Journalists who write about economic and business topics without being comfortable when handling numbers will always verge onto a dangerous political road. Sooner than they know, their writing will start reeking of politics and this is simply because mathematics is not an opinion. Figures will not lie, or give a slant, as much as figuresless reports will always end up doing.

I am always shocked by so many news reports that clearly show reporters as failing to dig deeply enough. A new hotel here, a new sports centre there, a new ‘social’ service, so many more tourists or hospital operations, or even students in this or that level of studies, whatever the topic reporters always need to ask: what’s the hidden cost? Or whether whoever is using them is providing more smoke and mirrors, especially whenever anyone is giving them an interview.

Would public policy play out differently if reporters take a different tack or talk to different sources?

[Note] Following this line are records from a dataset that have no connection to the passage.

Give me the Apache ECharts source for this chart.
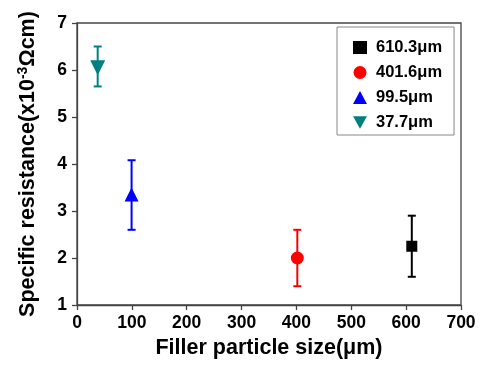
<!DOCTYPE html>
<html><head><meta charset="utf-8">
<script src="https://cdn.jsdelivr.net/npm/echarts@6/dist/echarts.min.js"></script>
<style>html,body{margin:0;padding:0;background:#fff}#c{width:487px;height:370px}</style>
</head><body><div id="c"></div>
<script>
const names = ['610.3μm', '401.6μm', '99.5μm', '37.7μm'];
const sizes = [610.3, 401.6, 99.5, 37.7];
const resist = [2.25, 2.0, 3.35, 6.05];
const errLow = [1.6, 1.4, 2.6, 5.65];
const errHigh = [2.9, 2.6, 4.08, 6.5];
const colors = ['#000000', '#ff0000', '#0000ff', '#008080'];
const symbols = ['rect', 'circle', 'triangle', 'triangle'];
const legendIcons = ['rect', 'circle', 'triangle', 'path://M0,0 L10,0 L5,9 Z'];
const rotations = [0, 0, 0, 180];
const symSizes = [11, 13, 14, 15];
const xTicks = [0, 100, 200, 300, 400, 500, 600, 700];
const yTicks = [1, 2, 3, 4, 5, 6, 7];

const font = '"Liberation Sans", Arial, sans-serif';
const chart = echarts.init(document.getElementById('c'));
const series = [];
names.forEach((n, i) => {
  series.push({
    type: 'custom',
    silent: true,
    data: [[sizes[i], errLow[i], errHigh[i]]],
    renderItem: function (params, api) {
      const lo = api.coord([api.value(0), api.value(1)]);
      const hi = api.coord([api.value(0), api.value(2)]);
      const w = 4;
      const st = {stroke: colors[i], lineWidth: 2};
      return {type: 'group', children: [
        {type: 'line', shape: {x1: lo[0], y1: lo[1], x2: hi[0], y2: hi[1]}, style: st},
        {type: 'line', shape: {x1: lo[0]-w, y1: lo[1], x2: lo[0]+w, y2: lo[1]}, style: st},
        {type: 'line', shape: {x1: hi[0]-w, y1: hi[1], x2: hi[0]+w, y2: hi[1]}, style: st}
      ]};
    },
    z: 2
  });
  series.push({
    name: n,
    type: 'scatter',
    data: [[sizes[i], resist[i]]],
    symbol: symbols[i],
    symbolRotate: rotations[i],
    symbolSize: symSizes[i],
    itemStyle: {color: colors[i], opacity: 1},
    z: 3
  });
});

chart.setOption({
  animation: false,
  grid: {left: 77, right: 26, top: 23, bottom: 65, show: true, borderColor: '#444', borderWidth: 1.3, backgroundColor: 'transparent'},
  legend: {
    data: names.map((n, i) => ({name: n, icon: legendIcons[i]})),
    orient: 'vertical',
    left: 337, top: 27,
    padding: [12, 12, 4, 16],
    itemGap: 8,
    itemWidth: 14, itemHeight: 13,
    symbolRotate: 0,
    borderColor: '#888', borderWidth: 1,
    backgroundColor: '#fff',
    textStyle: {fontFamily: font, fontWeight: 'bold', fontSize: 16.5, color: '#000', padding: [0, 0, 0, 4]}
  },
  xAxis: {
    type: 'value', min: 0, max: 700, interval: 100,
    name: 'Filler particle size(μm)', nameLocation: 'middle', nameGap: 24,
    nameTextStyle: {fontFamily: font, fontWeight: 'bold', fontSize: 21.5, color: '#000'},
    axisLine: {show: true, lineStyle: {color: '#444', width: 1.3}},
    axisTick: {show: true, inside: false, length: 5, lineStyle: {color: '#444', width: 1.3}},
    axisLabel: {fontFamily: font, fontWeight: 'bold', fontSize: 17.5, color: '#000', margin: 9,
      formatter: v => xTicks.includes(v) ? String(v) : ''},
    splitLine: {show: false}
  },
  yAxis: {
    type: 'value', min: 1, max: 7, interval: 1,
    name: '{a|Specific resistance(x10}{s|-3}{a|Ωcm)}', nameLocation: 'middle', nameGap: 36,
    nameTextStyle: {fontFamily: font, fontWeight: 'bold', fontSize: 21.5, color: '#000',
      rich: {
        a: {fontFamily: font, fontWeight: 'bold', fontSize: 21.5, color: '#000'},
        s: {fontFamily: font, fontWeight: 'bold', fontSize: 14, color: '#000', padding: [0, 0, 11, 0]}
      }},
    axisLine: {show: true, lineStyle: {color: '#444', width: 1.3}},
    axisTick: {show: true, inside: false, length: 5, lineStyle: {color: '#444', width: 1.3}},
    axisLabel: {fontFamily: font, fontWeight: 'bold', fontSize: 17.5, color: '#000', margin: 10,
      formatter: v => yTicks.includes(v) ? String(v) : ''},
    splitLine: {show: false}
  },
  series: series
});
</script></body></html>
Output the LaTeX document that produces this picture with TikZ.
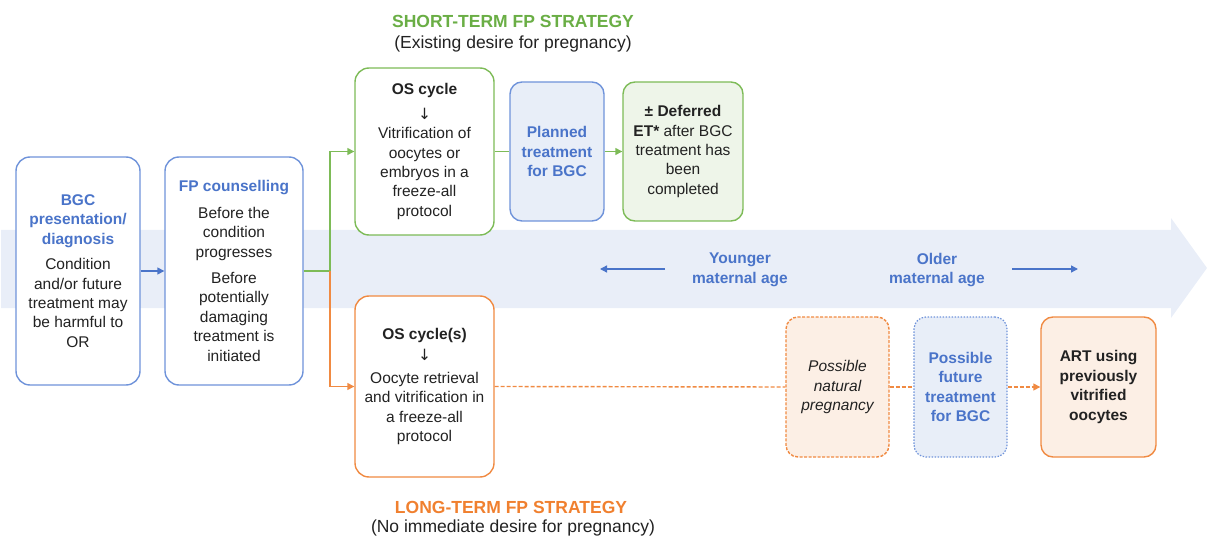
\documentclass[tikz,border=0pt]{standalone}
\usepackage{fontspec}
\setmainfont{Liberation Sans}
\newfontfamily\djv{DejaVu Sans}
\usetikzlibrary{arrows.meta}
\definecolor{tblue}{HTML}{4A74C9}
\definecolor{bblue}{HTML}{6F93DA}
\definecolor{fblue}{HTML}{E8EEF8}
\definecolor{band}{HTML}{E9EEF8}
\definecolor{tgreen}{HTML}{6AAE45}
\definecolor{bgreen}{HTML}{7DBB57}
\definecolor{fgreen}{HTML}{EEF5E9}
\definecolor{torange}{HTML}{F0802F}
\definecolor{borange}{HTML}{F08A42}
\definecolor{forange}{HTML}{FCEFE5}
\definecolor{txt}{HTML}{222222}
\newcommand{\fs}{\fontsize{15.5}{19.4}\selectfont}
\newcommand{\ft}{\fontsize{17.5}{21}\selectfont}
\newcommand{\darr}{{\djv\symbol{"2193}}}
\tikzset{
  box/.style={rounded corners=14pt, line width=1.4pt, align=center, font=\fs, text=txt, inner sep=0pt},
  bluebox/.style={box, draw=bblue, fill=white},
  greenbox/.style={box, draw=bgreen, fill=white},
  orangebox/.style={box, draw=borange, fill=white},
  conn/.style={line width=1.4pt},
  tip/.style={-{Triangle[length=7pt,width=7pt]}},
}
\begin{document}
\begin{tikzpicture}[x=1pt,y=-1pt]
\useasboundingbox (0,0) rectangle (1207,537);
% band arrow
\fill[band] (1,230) -- (1171,230) -- (1171,218) -- (1207,268) -- (1171,318) -- (1171,308) -- (1,308) -- cycle;

% titles
\node[font=\ft\bfseries, text=tgreen] (st) at (513,21) {SHORT-TERM FP STRATEGY};
\node[font=\ft, text=txt] (st2) at (513,44) {(Existing desire for pregnancy)};
\node[font=\ft\bfseries, text=torange] (lt) at (511,507) {LONG-TERM FP STRATEGY};
\node[font=\ft, text=txt] (lt2) at (513,528) {(No immediate desire for pregnancy)};

% boxes
\node[bluebox, minimum width=124pt, minimum height=228pt] (bgc) at (78,271)
 {\textcolor{tblue}{\bfseries BGC}\\\textcolor{tblue}{\bfseries presentation/}\\\textcolor{tblue}{\bfseries diagnosis}\\[6pt]
  Condition\\and/or future\\treatment may\\be harmful to\\OR};
\node[bluebox, minimum width=138pt, minimum height=228pt] (fp) at (234,271)
 {\textcolor{tblue}{\bfseries FP counselling}\\[7pt]
  Before the\\condition\\progresses\\[7pt]Before\\potentially\\damaging\\treatment is\\initiated};
\node[greenbox, minimum width=139pt, minimum height=167pt] (os1) at (424.5,151.5)
 {{\bfseries OS cycle}\\[5pt]\darr\\Vitrification of\\oocytes or\\embryos in a\\freeze-all\\protocol};
\node[box, draw=bblue, fill=fblue, rounded corners=12pt, minimum width=94pt, minimum height=139pt] (plan) at (557,151.5)
 {\textcolor{tblue}{\bfseries Planned}\\\textcolor{tblue}{\bfseries treatment}\\\textcolor{tblue}{\bfseries for BGC}};
\node[box, draw=bgreen, fill=fgreen, rounded corners=12pt, minimum width=120pt, minimum height=139pt] (def) at (683,151.5)
 {{\bfseries\textpm\ Deferred}\\{\bfseries ET*} after BGC\\treatment has\\been\\completed};
\node[orangebox, minimum width=139pt, minimum height=181pt] (os2) at (424.5,386.5)
 {{\bfseries OS cycle(s)}\\[2pt]\darr\\[3pt]Oocyte retrieval\\and vitrification in\\a freeze-all\\protocol};
\node[box, draw=borange, fill=forange, dash pattern=on 3pt off 1.5pt, rounded corners=12pt, minimum width=103pt, minimum height=140pt] (nat) at (837.5,387)
 {\itshape Possible\\\itshape natural\\\itshape pregnancy};
\node[box, draw=bblue, fill=fblue, dash pattern=on 1.5pt off 1.5pt, line width=1.2pt, rounded corners=12pt, minimum width=93pt, minimum height=140pt] (fut) at (960.5,387)
 {\textcolor{tblue}{\bfseries Possible}\\\textcolor{tblue}{\bfseries future}\\\textcolor{tblue}{\bfseries treatment}\\\textcolor{tblue}{\bfseries for BGC}};
\node[box, draw=borange, fill=forange, rounded corners=12pt, minimum width=115pt, minimum height=140pt] (art) at (1098.5,387)
 {{\bfseries ART using}\\{\bfseries previously}\\{\bfseries vitrified}\\{\bfseries oocytes}};

% age labels
\node[font=\fs\bfseries, text=tblue, align=center] (young) at (740,270) {Younger\\maternal age};
\node[font=\fs\bfseries, text=tblue, align=center] (old) at (937,270) {Older\\maternal age};
\coordinate (ys) at (665,269);
\coordinate (yl) at (600,269);
\coordinate (os) at (1012,269);
\coordinate (or) at (1078,269);
\draw[conn, tblue, tip] (ys) -- (yl);
\draw[conn, tblue, tip] (os) -- (or);

% connectors
\coordinate (split) at (330,271);
\draw[conn, tblue, tip] (bgc.east) -- (fp.west);
\draw[conn, bgreen] (fp.east) -- (split);
\draw[conn, bgreen, tip] (split) |- (os1.west);
\draw[conn, borange, tip] (split) |- (os2.west);
\draw[conn, bgreen] (os1.east) -- (plan.west);
\draw[conn, bgreen, tip] (plan.east) -- (def.west);
\draw[conn, borange, dash pattern=on 4pt off 2pt] (os2.east) -- (nat.west);
\draw[conn, borange, dash pattern=on 4pt off 2pt] (nat.east) -- (fut.west);
\draw[conn, borange, dash pattern=on 4pt off 2pt, tip] (fut.east) -- (art.west);
\end{tikzpicture}
\end{document}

But before reporters can get to the bottom of a story they need to have a grasp of basic economic principles. These, for example, are eight principles of economics that reporters absolutely need to keep in mind:

On average people behave in their own best interest. There is rational expectations academic literature about this, and I keep wondering how many reporters have ever bothered to read at least one book fromthat group.

There is no such thing as a free lunch: ‘Why was our paper, or our station, invited to this business breakfast?’

The cost of something is what you give up to get it... that is the essence of the big rumpuses we have been lately having about ODZ projects, whether coming from the private or the public sector (it’s ‘opportunity cost’, writ large).

A country’s standard of living depends on its ability to produce jobs, goods, and services.

Markets are usually a good way to organise economic activity.

Trade can make everyone better off, unless that involves illicit goods or services.

Governments can sometimes improve market outcomes... perhaps this is one way we should be looking at the touted Transatlantic Trade and Investment Partnership.

Money in essence causes inflation... and too much of it causes too much inflation.

Every reporter can twist any story: he does it either unwittingly or intentionally. It is an ongoing process, this ‘twisting’, within the possibly inevitable situation where the selection and interpretation of stories is the inevitable role of the media.

Alan Blinder, professor of macroeconomics and monetary policy at Princeton, former vice president of the Federal Reserve Board and former chairman of the US President’s Council of Economic Advisers, holds that “even when reporters are scrupulous in reporting, they often can alter the policy outcome. Leaking stories to the media is a way of life in Washington”.

In describing the ‘leak game’, Blinder urges reporters to learn to discriminate and to ask: ‘Am I being used by the leaker?’

All this leads to a summary view that both society and its media houses or publications are not well served by writers who are bereft of competent economic knowledge as well as that sense of acumen that enables them to ponder over whether the ‘story’ (now couldn’t the journalistic profession have found a better word for its reporting outpours) is suitably grounded in terms of economic knowledge as well as selectivity.

John Consiglio teaches economics at the University of Malta.